Willem Dafoe Talks Character Acting & Ambition
Angelo Muredda June 7, 2023
"You hate to repeat yourself," Willem Dafoe says in his distinct gravelly voice — instantly recognizable from any number of projects, but with a gracious tone that's all his own.
Speaking over the phone from Rome on a Sunday afternoon shooting break, the four-time Academy Award nominee sounds amiable and reflective, looking ahead to an impressive number of releases in the next year or so, including a brief role this summer in Wes Anderson's Asteroid City, his fifth project with the director, as well as key parts in Yorgos Lanthimos's Poor Things and Robert Eggers's Nosferatu up ahead.
"It's not as a show of versatility, so much as you want to learn something, you want to have an adventure, you want to go forward and do something different."

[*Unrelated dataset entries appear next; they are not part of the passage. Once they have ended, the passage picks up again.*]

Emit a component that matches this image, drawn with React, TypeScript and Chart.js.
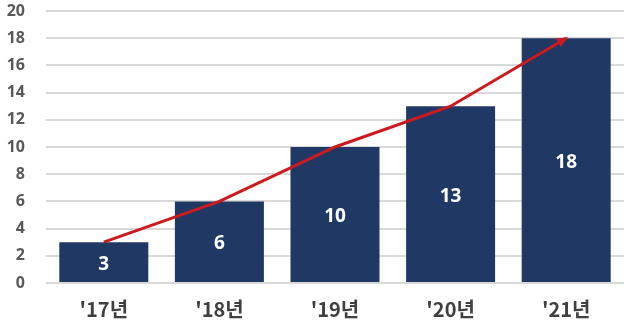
import React, { useEffect, useRef } from "react";
import { Chart, registerables } from "chart.js";

Chart.register(...registerables);

const categories = ["'17년", "'18년", "'19년", "'20년", "'21년"];
const barValues = [3, 6, 10, 13, 18];
const trendValues = [3, 6, 10, 13, 18];
const yTicks = [0, 2, 4, 6, 8, 10, 12, 14, 16, 18, 20];

const BAR_COLOR = "#1f3864";
const LINE_COLOR = "#cc1a1f";

const barLabelPlugin = {
  id: "barLabels",
  afterDatasetsDraw(chart: any) {
    const ctx = chart.ctx;
    const meta = chart.getDatasetMeta(0);
    ctx.save();
    ctx.fillStyle = "#ffffff";
    ctx.font = "bold 19px 'Noto Sans', 'DejaVu Sans', sans-serif";
    ctx.textAlign = "center";
    ctx.textBaseline = "middle";
    meta.data.forEach((el: any, i: number) => {
      const y = (el.y + el.base) / 2 + 2;
      ctx.fillText(String(barValues[i]), el.x, y);
    });
    ctx.restore();
  },
};

const arrowPlugin = {
  id: "arrowHead",
  afterDatasetsDraw(chart: any) {
    const meta = chart.getDatasetMeta(1);
    const pts = meta.data;
    if (pts.length < 2) return;
    const a = pts[pts.length - 2];
    const b = pts[pts.length - 1];
    const ang = Math.atan2(b.y - a.y, b.x - a.x);
    const ctx = chart.ctx;
    const len = 9;
    const wid = 5;
    ctx.save();
    ctx.fillStyle = LINE_COLOR;
    ctx.translate(b.x, b.y);
    ctx.rotate(ang);
    ctx.beginPath();
    ctx.moveTo(2, 0);
    ctx.lineTo(-len, -wid);
    ctx.lineTo(-len, wid);
    ctx.closePath();
    ctx.fill();
    ctx.restore();
  },
};

export default function App() {
  const ref = useRef<HTMLCanvasElement | null>(null);
  useEffect(() => {
    if (!ref.current) return;
    const chart = new Chart(ref.current, {
      type: "bar",
      data: {
        labels: categories,
        datasets: [
          {
            type: "bar",
            data: barValues,
            backgroundColor: BAR_COLOR,
            barPercentage: 0.77,
            categoryPercentage: 1,
            order: 2,
          } as any,
          {
            type: "line",
            data: trendValues,
            borderColor: LINE_COLOR,
            borderWidth: 3,
            pointRadius: 0,
            tension: 0,
            order: 1,
          } as any,
        ],
      },
      options: {
        animation: false,
        responsive: false,
        maintainAspectRatio: false,
        layout: { padding: { top: 11, right: 6, left: 0, bottom: 0 } },
        plugins: { legend: { display: false }, tooltip: { enabled: false } },
        scales: {
          x: {
            grid: { display: false, drawTicks: false },
            border: { display: false },
            ticks: {
              padding: 14,
              color: "#404040",
              font: { family: "'Noto Sans CJK KR', 'Noto Sans', sans-serif", size: 20, weight: "bold" },
            },
            afterFit: (s: any) => {
              s.height = 45;
              s.paddingLeft = 0;
              s.paddingRight = 0;
            },
          },
          y: {
            min: 0,
            max: 20,
            afterBuildTicks: (s: any) => {
              s.ticks = yTicks.map((v) => ({ value: v }));
            },
            grid: { color: "#d9d9d9", lineWidth: 2, drawTicks: false },
            border: { display: false },
            ticks: {
              padding: 21,
              color: "#595959",
              font: { family: "'Noto Sans', 'DejaVu Sans', sans-serif", size: 16, weight: "bold" },
            },
            afterFit: (s: any) => {
              s.width = 46;
              s.paddingTop = 0;
              s.paddingBottom = 0;
            },
          },
        },
      },
      plugins: [barLabelPlugin, arrowPlugin],
    } as any);
    return () => chart.destroy();
  }, []);
  return (
    <div style={{ position: "fixed", left: 0, top: 0, width: 630, height: 328, background: "#fff" }}>
      <canvas ref={ref} width={630} height={328} style={{ display: "block" }} />
    </div>
  );
}
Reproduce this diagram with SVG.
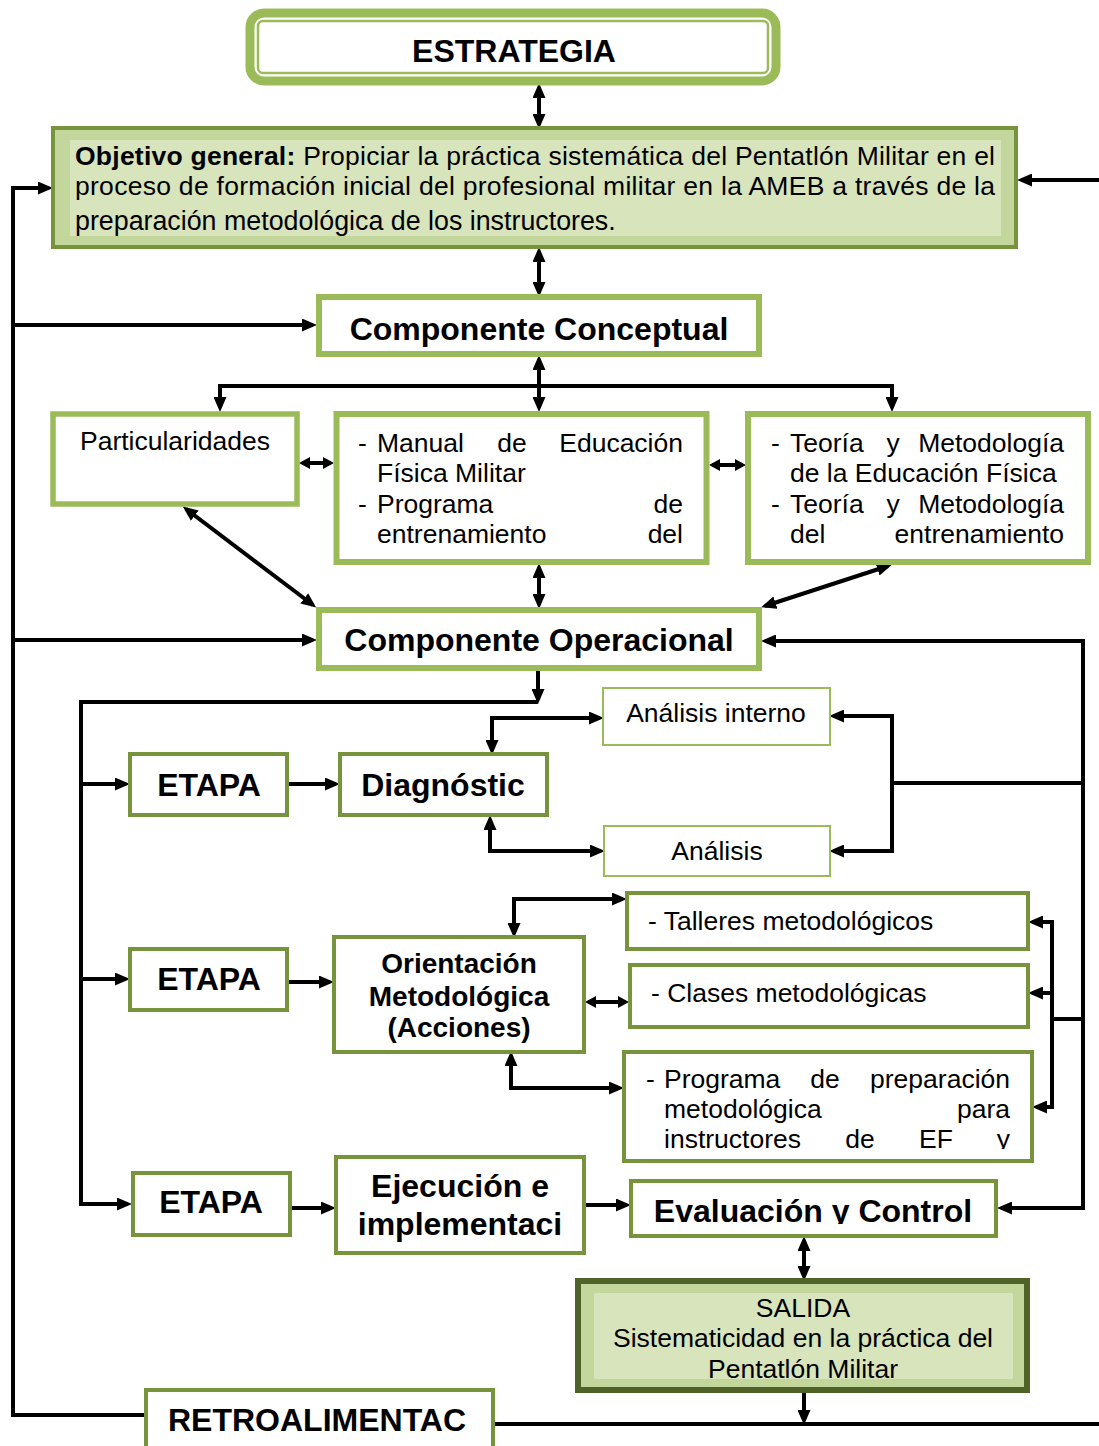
<svg xmlns="http://www.w3.org/2000/svg" width="1099" height="1446" viewBox="0 0 1099 1446">
<style>
text{font-family:"Liberation Sans",Arial,sans-serif;fill:#000}
.b{font-weight:bold}
.t31{font-size:32px}
.t28{font-size:28px}
.t26{font-size:26.5px}
.m{text-anchor:middle}
.e{text-anchor:end}
.gl{fill:#fff;stroke:#9bbb59;stroke-width:6}
.gd{fill:#fff;stroke:#77933c;stroke-width:4}
.gt{fill:#fff;stroke:#9bbb59;stroke-width:2}
.c{fill:none;stroke:#000;stroke-width:4}
.a2{marker-start:url(#ah);marker-end:url(#ah)}
.a1{marker-end:url(#ah)}
.s2{marker-start:url(#sm);marker-end:url(#sm)}
</style>
<defs>
<marker id="ah" viewBox="0 0 15 13" refX="11" refY="6.5" markerWidth="15" markerHeight="13" markerUnits="userSpaceOnUse" orient="auto-start-reverse"><path d="M0,0 L15,6.5 L0,13 z" fill="#000"/></marker>
<marker id="sm" viewBox="0 0 11 12" refX="8" refY="6" markerWidth="11" markerHeight="12" markerUnits="userSpaceOnUse" orient="auto-start-reverse"><path d="M0,0 L11,6 L0,12 z" fill="#000"/></marker>
<clipPath id="cpProg"><rect x="624" y="1052" width="408" height="97"/></clipPath>
<clipPath id="cpEval"><rect x="631" y="1181" width="365" height="43"/></clipPath>
<clipPath id="cpSal"><rect x="594" y="1293" width="419" height="88"/></clipPath>
</defs>
<rect width="1099" height="1446" fill="#fff"/>

<g id="connectors">
<path class="c a2" d="M539,87 V125"/>
<path class="c a2" d="M539,251 V293"/>
<path class="c a1" d="M146,1415 H13 V188 H49"/>
<path class="c a1" d="M13,325 H313"/>
<path class="c a1" d="M13,640 H313"/>
<path class="c a1" d="M1099,180 H1021"/>
<path class="c a2" d="M539,359 V408"/>
<path class="c a2" d="M220,408 V386 H892 V408"/>
<path class="c s2" d="M302,463 H331"/>
<path class="c s2" d="M712,465 H743"/>
<path class="c a2" d="M186,509 L313,605"/>
<path class="c a2" d="M539,567 V605"/>
<path class="c a2" d="M888,566 L765,606"/>
<path class="c a1" d="M538,671 V700"/>
<path class="c a1" d="M538,702 H81 V1204 H128"/>
<path class="c a1" d="M81,784 H126"/>
<path class="c a1" d="M81,979 H126"/>
<path class="c a1" d="M289,784 H336"/>
<path class="c a2" d="M492,751 V718 H600"/>
<path class="c a2" d="M490,819 V851 H601"/>
<path class="c a2" d="M833,716 H892 V851 H833"/>
<path class="c" d="M892,783 H1083"/>
<path class="c a2" d="M765,641 H1083 V1208 H1001"/>
<path class="c a1" d="M289,982 H330"/>
<path class="c a2" d="M514,934 V899 H623"/>
<path class="c s2" d="M588,1002 H626"/>
<path class="c a2" d="M511,1055 V1088 H620"/>
<path class="c a2" d="M1032,922 H1052 V1107 H1036"/>
<path class="c a1" d="M1052,993 H1032"/>
<path class="c" d="M1052,1019 H1083"/>
<path class="c a1" d="M291,1208 H332"/>
<path class="c a1" d="M585,1205 H627"/>
<path class="c a2" d="M804,1240 V1277"/>
<path class="c a1" d="M804,1393 V1421"/>
<path class="c" d="M495,1424 H1099"/>
</g>

<g id="estrategia">
<rect x="250" y="13" width="526" height="68" rx="14" fill="#fff" stroke="#9bbb59" stroke-width="9"/>
<rect x="258" y="21" width="510" height="52" rx="5" fill="none" stroke="#9bbb59" stroke-width="2.5"/>
<text class="b t31 m" x="514" y="62">ESTRATEGIA</text>
</g>

<g id="objetivo">
<rect x="53" y="128" width="963" height="119" fill="#c3d69b" stroke="#77933c" stroke-width="4"/>
<rect x="70" y="140" width="931" height="96" fill="#d7e4bc"/>
<text class="t26" x="75" y="165" textLength="920" lengthAdjust="spacing"><tspan class="b">Objetivo general:</tspan> Propiciar la práctica sistemática del Pentatlón Militar en el</text>
<text class="t26" x="75" y="195" textLength="920" lengthAdjust="spacing">proceso de formación inicial del profesional militar en la AMEB a través de la</text>
<text class="t26" x="75" y="230" style="font-size:26.8px">preparación metodológica de los instructores.</text>
</g>

<g id="conceptual">
<rect class="gl" x="319" y="297" width="440" height="57"/>
<text class="b t31 m" x="539" y="340">Componente Conceptual</text>
</g>

<g id="particularidades">
<rect class="gl" x="53" y="414" width="244" height="90" style="stroke-width:5.5"/>
<text class="t26 m" x="175" y="450">Particularidades</text>
</g>

<g id="manual">
<rect class="gl" x="336.5" y="414" width="370" height="148"/>
<text class="t26" x="358" y="452">-</text>
<text class="t26" x="377" y="452">Manual</text>
<text class="t26 m" x="512" y="452">de</text>
<text class="t26 e" x="683" y="452">Educación</text>
<text class="t26" x="377" y="482">Física Militar</text>
<text class="t26" x="358" y="513">-</text>
<text class="t26" x="377" y="513">Programa</text>
<text class="t26 e" x="683" y="513">de</text>
<text class="t26" x="377" y="543">entrenamiento</text>
<text class="t26 e" x="683" y="543">del</text>
</g>

<g id="teoria">
<rect class="gl" x="748" y="414" width="340" height="148"/>
<text class="t26" x="771" y="452">-</text>
<text class="t26" x="790" y="452">Teoría</text>
<text class="t26 m" x="893" y="452">y</text>
<text class="t26 e" x="1064" y="452">Metodología</text>
<text class="t26" x="790" y="482">de la Educación Física</text>
<text class="t26" x="771" y="513">-</text>
<text class="t26" x="790" y="513">Teoría</text>
<text class="t26 m" x="893" y="513">y</text>
<text class="t26 e" x="1064" y="513">Metodología</text>
<text class="t26" x="790" y="543">del</text>
<text class="t26 e" x="1064" y="543">entrenamiento</text>
</g>

<g id="operacional">
<rect class="gl" x="319" y="610" width="440" height="58"/>
<text class="b t31 m" x="539" y="651">Componente Operacional</text>
</g>

<g id="analisis-interno">
<rect class="gt" x="603" y="688" width="227" height="57"/>
<text class="t26 m" x="716" y="722">Análisis interno</text>
</g>

<g id="analisis">
<rect class="gt" x="604" y="826" width="226" height="50"/>
<text class="t26 m" x="717" y="860">Análisis</text>
</g>

<g id="etapa1">
<rect class="gd" x="130" y="754" width="157" height="61"/>
<text class="b t31 m" x="209" y="796">ETAPA</text>
</g>

<g id="diagnostico">
<rect class="gd" x="340" y="754" width="207" height="61"/>
<text class="b t31 m" x="443" y="796">Diagnóstic</text>
</g>

<g id="etapa2">
<rect class="gd" x="130" y="949" width="157" height="61"/>
<text class="b t31 m" x="209" y="990">ETAPA</text>
</g>

<g id="orientacion">
<rect class="gd" x="334" y="937" width="250" height="115"/>
<text class="b t28 m" x="459" y="973">Orientación</text>
<text class="b t28 m" x="459" y="1006">Metodológica</text>
<text class="b t28 m" x="459" y="1037">(Acciones)</text>
</g>

<g id="talleres">
<rect class="gd" x="627" y="893" width="401" height="56"/>
<text class="t26" x="648" y="930">- Talleres metodológicos</text>
</g>

<g id="clases">
<rect class="gd" x="630" y="965" width="398" height="62"/>
<text class="t26" x="651" y="1002">- Clases metodológicas</text>
</g>

<g id="programa">
<rect class="gd" x="624" y="1052" width="408" height="109"/>
<g clip-path="url(#cpProg)">
<text class="t26" x="646" y="1088">-</text>
<text class="t26" x="664" y="1088">Programa</text>
<text class="t26 m" x="825" y="1088">de</text>
<text class="t26 e" x="1010" y="1088">preparación</text>
<text class="t26" x="664" y="1118">metodológica</text>
<text class="t26 e" x="1010" y="1118">para</text>
<text class="t26" x="664" y="1148">instructores</text>
<text class="t26 m" x="860" y="1148">de</text>
<text class="t26 m" x="936" y="1148">EF</text>
<text class="t26 e" x="1010" y="1148">y</text>
</g>
</g>

<g id="etapa3">
<rect class="gd" x="133" y="1173" width="157" height="62"/>
<text class="b t31 m" x="211" y="1213">ETAPA</text>
</g>

<g id="ejecucion">
<rect class="gd" x="336" y="1157" width="248" height="96"/>
<text class="b t31 m" x="460" y="1197">Ejecución e</text>
<text class="b t31 m" x="460" y="1235">implementaci</text>
</g>

<g id="evaluacion">
<rect class="gd" x="631" y="1181" width="365" height="55"/>
<text class="b t31 m" x="813" y="1222" clip-path="url(#cpEval)">Evaluación y Control</text>
</g>

<g id="salida">
<rect x="578" y="1281" width="449" height="109" fill="#c3d69b" stroke="#4f6228" stroke-width="6"/>
<rect x="594" y="1293" width="419" height="86" fill="#d7e4bc"/>
<g clip-path="url(#cpSal)">
<text class="t26 m" x="803" y="1317">SALIDA</text>
<text class="t26 m" x="803" y="1347">Sistematicidad en la práctica del</text>
<text class="t26 m" x="803" y="1378">Pentatlón Militar</text>
</g>
</g>

<g id="retroalimentacion">
<rect class="gd" x="146" y="1390" width="347" height="62"/>
<text class="b t31 m" x="317" y="1431">RETROALIMENTAC</text>
</g>
</svg>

Dafoe has taken on some of the most varied projects imaginable, from Oliver Stone's Platoon (1986) and Abel Ferrara's Pasolini (2014) to the Marvel box office behemoth Spider-Man: No Way Home (2021) But for him, the range itself is not the point. "It's not as a show of versatility," he says, "so much as you want to learn something, you want to have an adventure, you want to go forward and do something different."
Impossible to typecast despite having played a number of the sorts of roles that might have gotten stuck in both filmmakers’ and critics’ minds — including the bestial but vulnerable Max Schreck in Shadow of the Vampire (2000), the character actor as monster, and a decidedly fallible Jesus in The Last Temptation of Christ (1988) — Dafoe attributes his malleability not to any concerted effort on his part to break the mould but to his instinct for choosing projects and characters that excite him. "I’m not a guy who wants to cart out the things that he knows," he says. "I want on-the-job training."
Over the course of a more than 40-year career that began in experimental theatre in New York, where he was a founding member of the Wooster Group, Dafoe has had plenty of training in different lines of work, from painting to filmmaking to counselling to armed robbery. He's become cherished for his ability to maintain his iconicity while confidently slipping into the skin of virtually any kind of person, his unique physicality and striking screen presence always neatly folding into the task at hand.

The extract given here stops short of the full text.